[Entries with chart source code]
════
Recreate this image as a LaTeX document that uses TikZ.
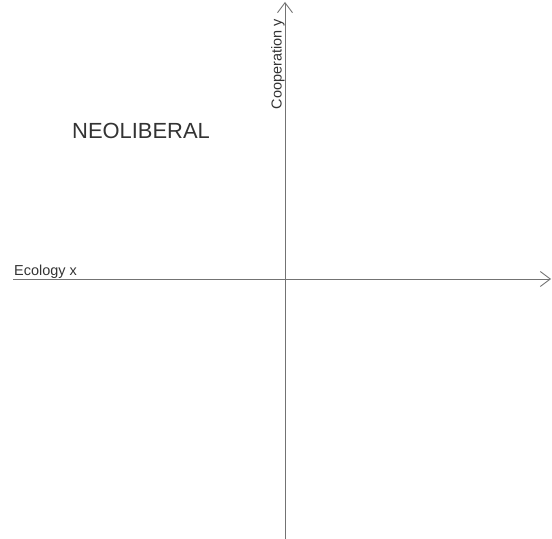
\documentclass[tikz,border=0pt]{standalone}
\usepackage{fontspec}
\setmainfont{Liberation Sans}
\usetikzlibrary{arrows.meta, positioning}
\tikzset{
  axisline/.style={
    -{Straight Barb[length=10bp, width=15bp]},
    line width=0.9bp, color=black!55
  },
  axislabel/.style={
    inner sep=0pt, font=\fontsize{14.5}{17}\selectfont,
    text=black!80
  },
  quadlabel/.style={
    inner sep=0pt, font=\fontsize{22}{26}\selectfont,
    text=black!80
  },
}
\begin{document}
\begin{tikzpicture}[x=1bp, y=1bp]
    \useasboundingbox (0,0) rectangle (552,539);
    \coordinate (xstart) at (13,260);
    \coordinate (xend)   at (551,260);
    \coordinate (ystart) at (285,0);
    \coordinate (yend)   at (285,537);
    \draw[axisline] (xstart) -- (xend);
    \draw[axisline] (ystart) -- (yend);
    \node[axislabel, anchor=base west] (xlab) at (14,263) {Ecology x};
    \node[axislabel, rotate=90, anchor=base east] (ylab) at (281.5,520) {Cooperation y};
    \node[quadlabel] (neolib) at (141,408) {NEOLIBERAL};
\end{tikzpicture}
\end{document}
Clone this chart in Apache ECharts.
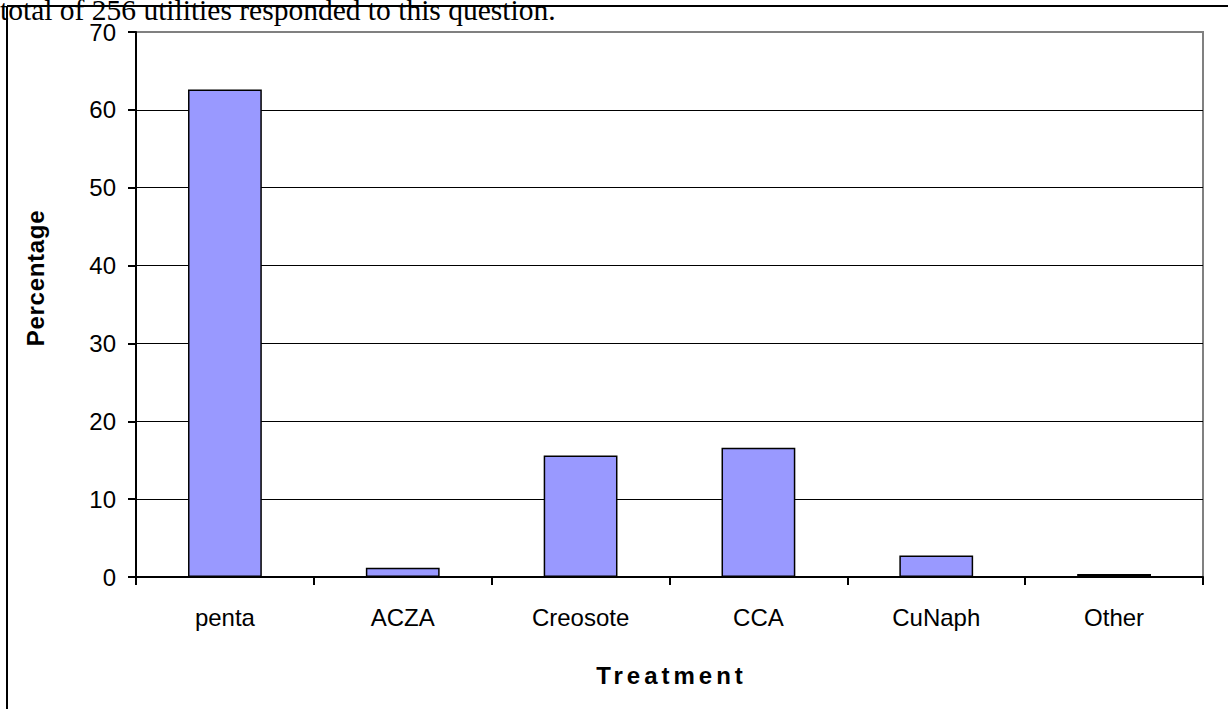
<!DOCTYPE html>
<html>
<head>
<meta charset="utf-8">
<script src="https://cdn.jsdelivr.net/npm/echarts@6/dist/echarts.min.js"></script>
<style>
html,body{margin:0;padding:0;background:#fff;}
#c{width:1228px;height:709px;}
</style>
</head>
<body>
<div id="c"></div>
<script>
const categories = ['penta', 'ACZA', 'Creosote', 'CCA', 'CuNaph', 'Other'];
const percentages = [62.6, 1.2, 15.6, 16.6, 2.75, 0.4];
const yTicks = [0, 10, 20, 30, 40, 50, 60, 70];
const noteText = 'total of 256 utilities responded to this question.';
const yName = 'Percentage';
const xName = 'Treatment';

const chart = echarts.init(document.getElementById('c'), null, {renderer: 'svg'});
chart.setOption({
  backgroundColor: '#ffffff',
  animation: false,
  grid: {
    left: 136, right: 25, top: 32, bottom: 132,
    show: true, borderColor: '#808080', borderWidth: 2, backgroundColor: 'transparent'
  },
  graphic: [
    {type: 'line', shape: {x1: 7, y1: 6, x2: 1228, y2: 6}, style: {stroke: '#000', lineWidth: 2}, z: 1},
    {type: 'line', shape: {x1: 7, y1: 6, x2: 7, y2: 709}, style: {stroke: '#000', lineWidth: 2}, z: 1},
    {type: 'text', left: 0, top: -5, z: 10,
     style: {text: noteText, font: '29.5px "Liberation Serif", "Times New Roman", serif', fill: '#000'}},
    {type: 'text', id: 'yname', x: 35, y: 278, rotation: Math.PI / 2, z: 10,
     style: {text: yName, font: 'bold 24px "Liberation Sans", Arial, sans-serif', fill: '#000',
             align: 'center', verticalAlign: 'middle'}},
    {type: 'text', id: 'xname', x: 671.5, y: 675, z: 10,
     style: {text: xName, font: 'bold 24px "Liberation Sans", Arial, sans-serif', fill: '#000',
             align: 'center', verticalAlign: 'middle'}}
  ],
  xAxis: {
    type: 'category',
    data: categories,
    axisLine: {lineStyle: {color: '#000', width: 2}},
    axisTick: {show: true, length: 8, lineStyle: {color: '#000', width: 2}},
    axisLabel: {fontFamily: 'Liberation Sans, Arial', fontSize: 24, color: '#000', margin: 28},
    splitLine: {show: false}
  },
  yAxis: {
    type: 'value',
    min: 0, max: 70, interval: 10,
    axisLine: {show: true, lineStyle: {color: '#000', width: 2}},
    axisTick: {show: true, length: 8, lineStyle: {color: '#000', width: 2}},
    axisLabel: {fontFamily: 'Liberation Sans, Arial', fontSize: 24, color: '#000', margin: 20,
      formatter: function (v) { return yTicks.indexOf(v) >= 0 ? String(v) : ''; }},
    splitLine: {show: true, lineStyle: {color: ['#000', '#000', '#000', '#000', '#000', '#000', '#000', '#808080'], width: 1}}
  },
  series: [{
    type: 'bar',
    data: percentages,
    barWidth: '41.5%',
    itemStyle: {color: '#9999FF', borderColor: '#000', borderWidth: 1.5}
  }]
});

// Excel-style letter spacing on the axis titles
document.querySelectorAll('#c text').forEach(function (t) {
  if (t.textContent === xName) t.setAttribute('letter-spacing', '4px');
  if (t.textContent === yName) t.setAttribute('letter-spacing', '0.7px');
});
</script>
</body>
</html>
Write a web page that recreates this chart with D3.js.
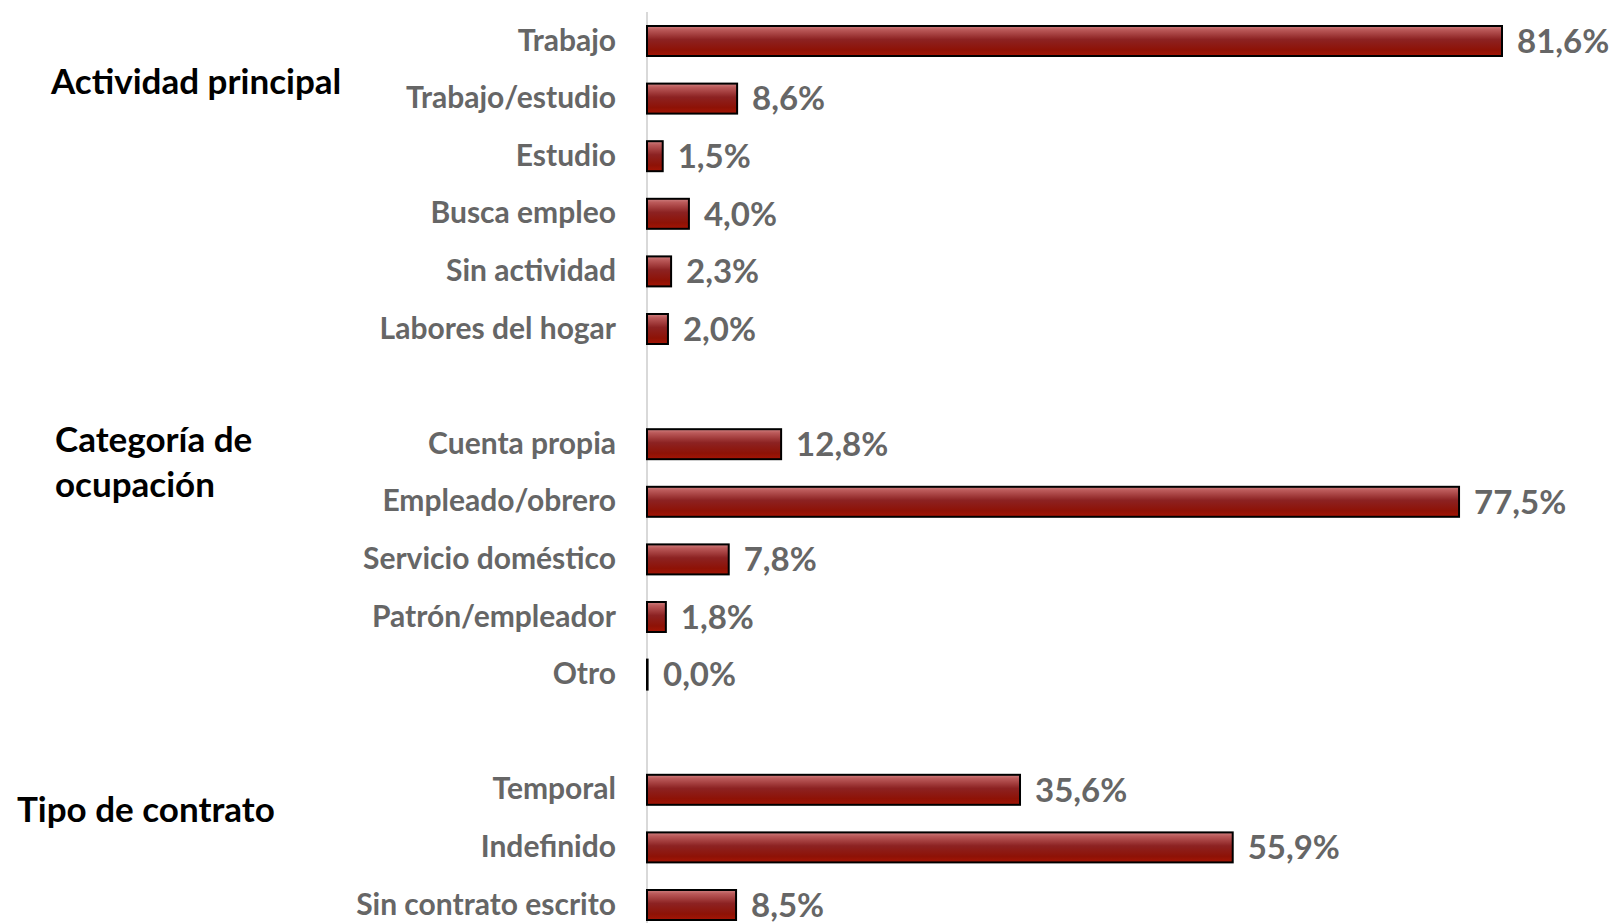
════
## Given exercise:
Extract the entries in full, exactly as they are, minus the pictures.

## Exercise answer:
Recreate this image as a LaTeX document that uses TikZ.
\documentclass[tikz,border=0pt]{standalone}
\usepackage{fontspec}
\setmainfont{Liberation Sans}
\usetikzlibrary{arrows.meta, positioning}
\tikzset{
  axisline/.style={
    -{Straight Barb[length=10bp, width=15bp]},
    line width=0.9bp, color=black!55
  },
  axislabel/.style={
    inner sep=0pt, font=\fontsize{14.5}{17}\selectfont,
    text=black!80
  },
  quadlabel/.style={
    inner sep=0pt, font=\fontsize{22}{26}\selectfont,
    text=black!80
  },
}
\begin{document}
\begin{tikzpicture}[x=1bp, y=1bp]
    \useasboundingbox (0,0) rectangle (552,539);
    \coordinate (xstart) at (13,260);
    \coordinate (xend)   at (551,260);
    \coordinate (ystart) at (285,0);
    \coordinate (yend)   at (285,537);
    \draw[axisline] (xstart) -- (xend);
    \draw[axisline] (ystart) -- (yend);
    \node[axislabel, anchor=base west] (xlab) at (14,263) {Ecology x};
    \node[axislabel, rotate=90, anchor=base east] (ylab) at (281.5,520) {Cooperation y};
    \node[quadlabel] (neolib) at (141,408) {NEOLIBERAL};
\end{tikzpicture}
\end{document}
Clone this chart in Apache ECharts.
<!DOCTYPE html>
<html>
<head>
<meta charset="utf-8">
<script src="https://cdn.jsdelivr.net/npm/echarts@6/dist/echarts.min.js"></script>
<style>
html,body{margin:0;padding:0;background:#fff;}
#c{width:1228px;height:709px;}
</style>
</head>
<body>
<div id="c"></div>
<script>
const categories = ['penta', 'ACZA', 'Creosote', 'CCA', 'CuNaph', 'Other'];
const percentages = [62.6, 1.2, 15.6, 16.6, 2.75, 0.4];
const yTicks = [0, 10, 20, 30, 40, 50, 60, 70];
const noteText = 'total of 256 utilities responded to this question.';
const yName = 'Percentage';
const xName = 'Treatment';

const chart = echarts.init(document.getElementById('c'), null, {renderer: 'svg'});
chart.setOption({
  backgroundColor: '#ffffff',
  animation: false,
  grid: {
    left: 136, right: 25, top: 32, bottom: 132,
    show: true, borderColor: '#808080', borderWidth: 2, backgroundColor: 'transparent'
  },
  graphic: [
    {type: 'line', shape: {x1: 7, y1: 6, x2: 1228, y2: 6}, style: {stroke: '#000', lineWidth: 2}, z: 1},
    {type: 'line', shape: {x1: 7, y1: 6, x2: 7, y2: 709}, style: {stroke: '#000', lineWidth: 2}, z: 1},
    {type: 'text', left: 0, top: -5, z: 10,
     style: {text: noteText, font: '29.5px "Liberation Serif", "Times New Roman", serif', fill: '#000'}},
    {type: 'text', id: 'yname', x: 35, y: 278, rotation: Math.PI / 2, z: 10,
     style: {text: yName, font: 'bold 24px "Liberation Sans", Arial, sans-serif', fill: '#000',
             align: 'center', verticalAlign: 'middle'}},
    {type: 'text', id: 'xname', x: 671.5, y: 675, z: 10,
     style: {text: xName, font: 'bold 24px "Liberation Sans", Arial, sans-serif', fill: '#000',
             align: 'center', verticalAlign: 'middle'}}
  ],
  xAxis: {
    type: 'category',
    data: categories,
    axisLine: {lineStyle: {color: '#000', width: 2}},
    axisTick: {show: true, length: 8, lineStyle: {color: '#000', width: 2}},
    axisLabel: {fontFamily: 'Liberation Sans, Arial', fontSize: 24, color: '#000', margin: 28},
    splitLine: {show: false}
  },
  yAxis: {
    type: 'value',
    min: 0, max: 70, interval: 10,
    axisLine: {show: true, lineStyle: {color: '#000', width: 2}},
    axisTick: {show: true, length: 8, lineStyle: {color: '#000', width: 2}},
    axisLabel: {fontFamily: 'Liberation Sans, Arial', fontSize: 24, color: '#000', margin: 20,
      formatter: function (v) { return yTicks.indexOf(v) >= 0 ? String(v) : ''; }},
    splitLine: {show: true, lineStyle: {color: ['#000', '#000', '#000', '#000', '#000', '#000', '#000', '#808080'], width: 1}}
  },
  series: [{
    type: 'bar',
    data: percentages,
    barWidth: '41.5%',
    itemStyle: {color: '#9999FF', borderColor: '#000', borderWidth: 1.5}
  }]
});

// Excel-style letter spacing on the axis titles
document.querySelectorAll('#c text').forEach(function (t) {
  if (t.textContent === xName) t.setAttribute('letter-spacing', '4px');
  if (t.textContent === yName) t.setAttribute('letter-spacing', '0.7px');
});
</script>
</body>
</html>
Write a web page that recreates this chart with D3.js.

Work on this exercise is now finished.